Superlative adjectives inform that something is of the highest degree when it comes to a particular quality. Mono-syllable adjectives are combined with the suffix –est or -st to make a superlative form. Two-syllable adjectives carry the ending –iest in replacement of –y while multi-syllable adjectives become superlatives when the word most are added to them. The article "the" is most often used with a superlative since a superlative object is intrinsically one that you are specific about. 
The biggest house
The most interesting story

Coordinate Adjectives:

Coordinate Adjectives are those used in a sentence to modify the same noun. In such cases, a comma or and should be used to separate them. 
It looks a dry, sunny day.
It's a long and exciting story. 
However, that two adjectives are closely used together doesn't always infer a coordinate relationship. A common scenario of this occurs when one of them forms a semantically single unit with the noun used in the sentence, in which case the other adjective is more or less the only modifier, thus a comma is not used to separate both adjectives.

For example:
His pet loves his old cotton mat. Here cotton mat is a single semantic unit modified by the adjective old. Thus, both old and cotton are not separated by a comma.
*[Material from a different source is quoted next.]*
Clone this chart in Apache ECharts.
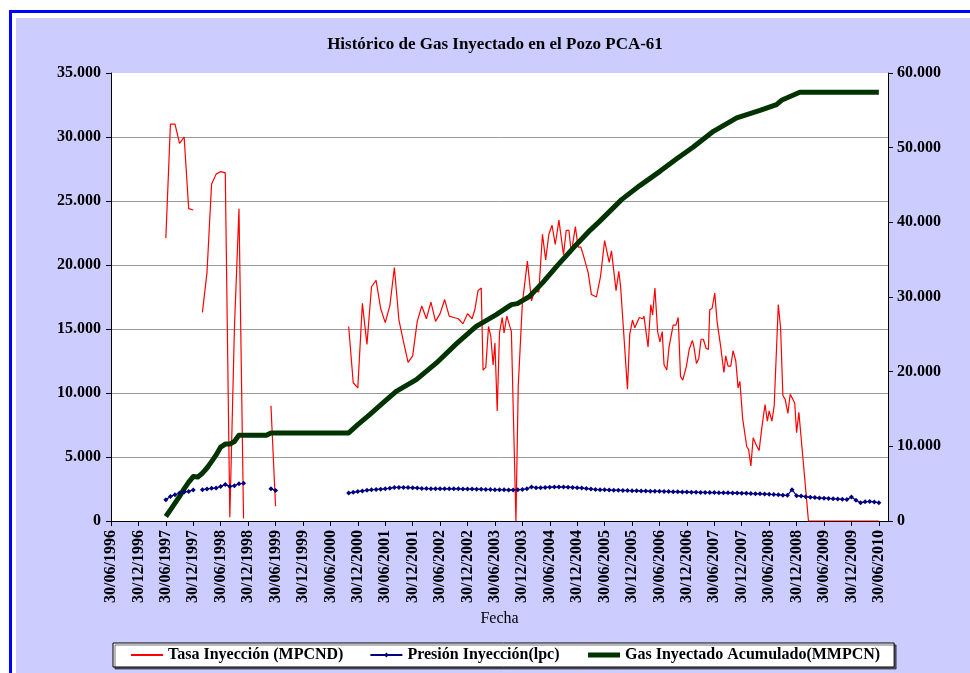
<!DOCTYPE html>
<html>
<head>
<meta charset="utf-8">
<title>Histórico de Gas Inyectado en el Pozo PCA-61</title>
<script src="https://cdn.jsdelivr.net/npm/echarts@6/dist/echarts.min.js"></script>
<style>
  html, body { margin: 0; padding: 0; background: #fff; overflow: hidden; }
  #marco { position: absolute; left: 9px; top: 10px; width: 1000px; height: 700px; border: 3px solid #0000ff; }
  #fondo { position: absolute; left: 16px; top: 18px; width: 954px; height: 655px; background: #ccccff; }
  #chart { position: absolute; left: 0; top: 0; width: 970px; height: 673px; }
</style>
</head>
<body>
<div id="marco"></div>
<div id="fondo"></div>
<div id="chart"></div>
<script>
// eje x: meses contados desde el 30/06/1996
const etiquetasFecha = [
  '30/06/1996', '30/12/1996', '30/06/1997', '30/12/1997', '30/06/1998', '30/12/1998',
  '30/06/1999', '30/12/1999', '30/06/2000', '30/12/2000', '30/06/2001', '30/12/2001',
  '30/06/2002', '30/12/2002', '30/06/2003', '30/12/2003', '30/06/2004', '30/12/2004',
  '30/06/2005', '30/12/2005', '30/06/2006', '30/12/2006', '30/06/2007', '30/12/2007',
  '30/06/2008', '30/12/2008', '30/06/2009', '30/12/2009', '30/06/2010'
]

// Tasa Inyección (MPCND)  [mes, valor]
const tasa = [
  [12, 22100], [13, 31000], [14, 31000], [15, 29500], [16, 30000], [17, 24400], [18, 24300], [19, null],
  [20, 16300], [21, 19400], [22, 26300], [23, 27100], [24, 27300], [25, 27200], [26, 300], [27, 15000],
  [28, 24400], [29, 200], [30, null],
  [35, 9000], [36, 1150], [37, null],
  [52, 15200], [53, 10800], [54, 10400], [55, 17000], [56, 13800], [57, 18300], [58, 18800], [59, 16600],
  [60, 15500], [61, 16800], [62, 19800], [63, 15700], [64, 14000], [65, 12400], [66, 12900], [67, 15600],
  [68, 16800], [69, 15800], [70, 17100], [71, 15600], [72, 16200], [73, 17300], [74, 16000], [75, 15900],
  [76, 15800], [77, 15400], [78, 16200], [79, 15800], [79.6, 16500], [80.3, 18000], [81.0, 18200],
  [81.4, 11800], [82.0, 12000], [82.6, 15200], [83.1, 14400], [83.6, 12200], [84.0, 13900], [84.5, 8600],
  [85.0, 14700], [85.6, 15900], [86.0, 14700], [86.6, 16000], [87.6, 14800], [88.6, 0], [89.1, 10500],
  [90.0, 17000], [91.1, 20300], [92.0, 17200], [92.7, 18000], [93.6, 17900], [94.4, 22400], [95.1, 20400],
  [95.8, 22400], [96.5, 23100], [97.2, 21600], [98.0, 23500], [99.0, 20800], [99.6, 22700], [100.2, 22700],
  [100.7, 20900], [101.6, 23000], [102.2, 21400], [102.8, 21400], [103.4, 20700], [104.4, 19400],
  [105.1, 17700], [106.2, 17500], [107.1, 19100], [108.0, 21900], [109.0, 20200], [109.5, 21100],
  [110.5, 18000], [111.1, 19500], [111.5, 18300], [113.0, 10300], [113.5, 14600], [114.1, 15700],
  [114.6, 15100], [115.6, 15900], [116.3, 15800], [116.6, 16000], [117.5, 13600], [118.1, 16900],
  [118.5, 16100], [119.0, 18200], [119.6, 14800], [120.1, 14000], [120.6, 14800], [121.0, 12200],
  [121.6, 11800], [122.1, 13600], [123.0, 15300], [123.6, 15300], [124.1, 15900], [124.6, 11300],
  [125.1, 11000], [125.9, 12100], [126.5, 13400], [127.2, 14100], [127.5, 13700], [128.1, 12300],
  [128.6, 12700], [129.1, 14200], [129.6, 14200], [130.2, 13500], [130.7, 13400], [131.0, 16500],
  [131.5, 16600], [132.1, 17800], [132.6, 15600], [133.4, 13600], [134.1, 11600], [134.5, 12900],
  [135.0, 12100], [135.6, 12100], [136.1, 13300], [136.7, 12500], [137.2, 10400], [137.6, 10900],
  [138.2, 8000], [138.6, 8000], [139.1, 5800], [139.5, 5600], [140.0, 4300], [140.5, 6500], [141.1, 6000],
  [141.8, 5500], [142.4, 7300], [143.1, 9100], [143.6, 7800], [144.0, 8600], [144.6, 7800], [145.1, 9000],
  [145.5, 8900], [146.0, 16900], [146.5, 15100], [147.0, 9800], [147.5, 9500], [148.1, 8400], [148.6, 9900],
  [149.2, 9500], [149.6, 9200], [150.0, 6900], [150.5, 8500], [152.6, 0], [168, 0]
]

// Presión Inyección (lpc)
const presionTramo1 = [
  [12, 1660], [13, 1920], [14, 2050], [15, 2190], [16, 2270], [17, 2310], [18, 2420], [19, null],
  [20, 2450], [21, 2500], [22, 2550], [23, 2580], [24, 2700], [25, 2860], [26, 2700], [27, 2760],
  [28, 2910], [29, 2940], [30, null],
  [35, 2520], [36, 2390], [37, null]
]
const presionDesde = 52
const presionMensual = [
  2190, 2240, 2300, 2350, 2400, 2440, 2470, 2490, 2510, 2560, 2620, 2620, 2620, 2610, 2600, 2570,
  2540, 2530, 2520, 2520, 2520, 2510, 2510, 2510, 2510, 2500, 2500, 2500, 2490, 2480, 2470, 2460,
  2450, 2440, 2440, 2430, 2430, 2440, 2460, 2520, 2660, 2600, 2600, 2620, 2640, 2650, 2650, 2650,
  2640, 2620, 2600, 2570, 2530, 2500, 2460, 2450, 2440, 2420, 2410, 2400, 2390, 2380, 2370, 2360,
  2350, 2340, 2330, 2320, 2320, 2310, 2300, 2290, 2280, 2270, 2260, 2250, 2240, 2230, 2230, 2220,
  2220, 2210, 2200, 2200, 2190, 2180, 2170, 2160, 2140, 2130, 2120, 2110, 2090, 2070, 2050, 2020,
  2010, 2450, 1980, 1950, 1900, 1860, 1830, 1800, 1780, 1760, 1740, 1720, 1700, 1670, 1880, 1620,
  1430, 1500, 1530, 1490, 1420
]

// Gas Inyectado Acumulado (MMPCN), eje derecho
const acumulado = [
  [12, 600], [13, 1500], [14, 2400], [15, 3300], [16, 4300], [17, 5200], [18, 5950], [19, 5900],
  [20, 6400], [21, 7100], [22, 7950], [23, 8850], [24, 9900], [25, 10300], [26, 10300], [27, 10650],
  [28, 11500], [29, 11500], [34, 11500], [35, 11800], [52, 11800], [54, 12900], [56.6, 14240],
  [59.5, 15810], [62.4, 17360], [66.8, 18930], [71.2, 21170], [75.6, 23750], [79.9, 26070],
  [84.3, 27640], [87.6, 28980], [88.9, 29110], [91.6, 30090], [94.5, 31960], [97.5, 34110],
  [101.8, 37010], [104.8, 38930], [106.9, 40130], [111.7, 43040], [115.7, 44920], [120.1, 46830],
  [123.7, 48490], [127.4, 50100], [131.8, 52190], [136.9, 53990], [142.0, 55000], [145.6, 55770],
  [146.7, 56340], [150.7, 57420], [168, 57420]
]

const fuente = "'Liberation Serif', 'Times New Roman', serif"
const ticksMes = etiquetasFecha.map((e, i) => i * 6)
const presion = presionTramo1.concat(presionMensual.map((v, i) => [presionDesde + i, v]))

function miles (v) {
  return String(v).replace(/\B(?=(\d{3})+(?!\d))/g, '.')
}

const negro = { color: '#000', width: 1 }
const etiquetaEje = { fontFamily: fuente, fontSize: 16, fontWeight: 'bold', color: '#000' }

const option = {
  animation: false,
  backgroundColor: 'transparent',
  textStyle: { fontFamily: fuente },
  title: {
    text: 'Histórico de Gas Inyectado en el Pozo PCA-61',
    left: 490,
    top: 31,
    textAlign: 'center',
    textStyle: { fontFamily: fuente, fontSize: 17, fontWeight: 'bold', color: '#000' }
  },
  legend: {
    left: 113,
    top: 643,
    padding: [4, 14, 4, 17],
    itemGap: 26,
    itemWidth: 32,
    itemHeight: 6,
    backgroundColor: '#fff',
    borderColor: '#000',
    borderWidth: 1,
    shadowColor: 'rgba(0,0,0,0.55)',
    shadowOffsetX: 2,
    shadowOffsetY: 2,
    textStyle: { fontFamily: fuente, fontSize: 16, fontWeight: 'bold', color: '#000', lineHeight: 16 },
    data: [
      { name: 'Tasa Inyección (MPCND)', itemStyle: { opacity: 0 } },
      { name: 'Presión Inyección(lpc)' },
      { name: 'Gas Inyectado Acumulado(MMPCN)', itemStyle: { opacity: 0 }, lineStyle: { width: 5 } }
    ]
  },
  grid: { left: 111, top: 73, right: 82, bottom: 152, show: true, backgroundColor: '#fff', borderWidth: 0 },
  xAxis: {
    type: 'value',
    min: 0,
    max: 170,
    name: 'Fecha',
    nameLocation: 'middle',
    nameGap: 90,
    nameTextStyle: { fontFamily: fuente, fontSize: 16, color: '#000' },
    axisLine: { show: true, lineStyle: negro },
    axisTick: { show: true, customValues: ticksMes, length: 5, lineStyle: negro },
    axisLabel: {
      customValues: ticksMes,
      rotate: 90,
      margin: 9,
      formatter: v => etiquetasFecha[Math.round(v / 6)],
      ...etiquetaEje
    },
    splitLine: { show: false }
  },
  yAxis: [
    {
      type: 'value',
      min: 0,
      max: 35000,
      interval: 5000,
      axisLine: { show: true, lineStyle: negro },
      axisTick: { show: true, length: 5, lineStyle: negro },
      axisLabel: { margin: 10, formatter: miles, ...etiquetaEje },
      splitLine: { show: true, showMinLine: false, showMaxLine: false, lineStyle: { color: '#999', width: 1 } }
    },
    {
      type: 'value',
      position: 'right',
      min: 0,
      max: 60000,
      interval: 10000,
      axisLine: { show: true, lineStyle: negro },
      axisTick: { show: true, length: 5, lineStyle: negro },
      axisLabel: { margin: 9, formatter: miles, ...etiquetaEje },
      splitLine: { show: false }
    }
  ],
  series: [
    {
      name: 'Tasa Inyección (MPCND)',
      type: 'line',
      yAxisIndex: 0,
      symbol: 'none',
      connectNulls: false,
      lineStyle: { color: '#ff0000', width: 1.2 },
      itemStyle: { color: '#ff0000' },
      data: tasa
    },
    {
      name: 'Presión Inyección(lpc)',
      type: 'line',
      yAxisIndex: 0,
      symbol: 'diamond',
      symbolSize: 5,
      showAllSymbol: true,
      connectNulls: false,
      lineStyle: { color: '#000080', width: 1.2 },
      itemStyle: { color: '#000080' },
      data: presion
    },
    {
      name: 'Gas Inyectado Acumulado(MMPCN)',
      type: 'line',
      yAxisIndex: 1,
      symbol: 'none',
      lineStyle: { color: '#003300', width: 5, join: 'round' },
      itemStyle: { color: '#003300' },
      data: acumulado
    }
  ]
}

const myChart = echarts.init(document.getElementById('chart'))
myChart.setOption(option, true)
window.addEventListener('resize', function () {
  myChart.resize()
})
</script>
</body>
</html>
When it's difficult to know whether two adjectives function as coordinates or not, simply insert the conjunction "and" or switch the order of the adjectives. If the new phrase doesn't sound perfect, you likely don't have a coordinate relationship.

Adjectives vs. Adverbs
Since we've been wired to think that adjectives serve no other function but modify nouns, a common mistake is to use an adverb to modify a verb, when a predicate adjective more rightly conveys the meaning of a sentence. 

For example:
"He feels badly about his mistake" means that he is bad at feeling things. But, if you mean that he is experiencing negative emotions, "He feels bad" fits in more correctly. 

When Nouns Become Adjectives and Adjectives Become Nouns
It is also noteworthy to remember that nouns and adjectives can substitute each other in meaning in a sentence depending on their placement. 

In "Don't check his test results without his permission," for example, test is a noun, but in the given sentence functions to modify the noun – results.  

Similarly, in "Brian takes food to the poor," the word poor assumes the position of a noun, whereas it could easily be referred to as an adjective.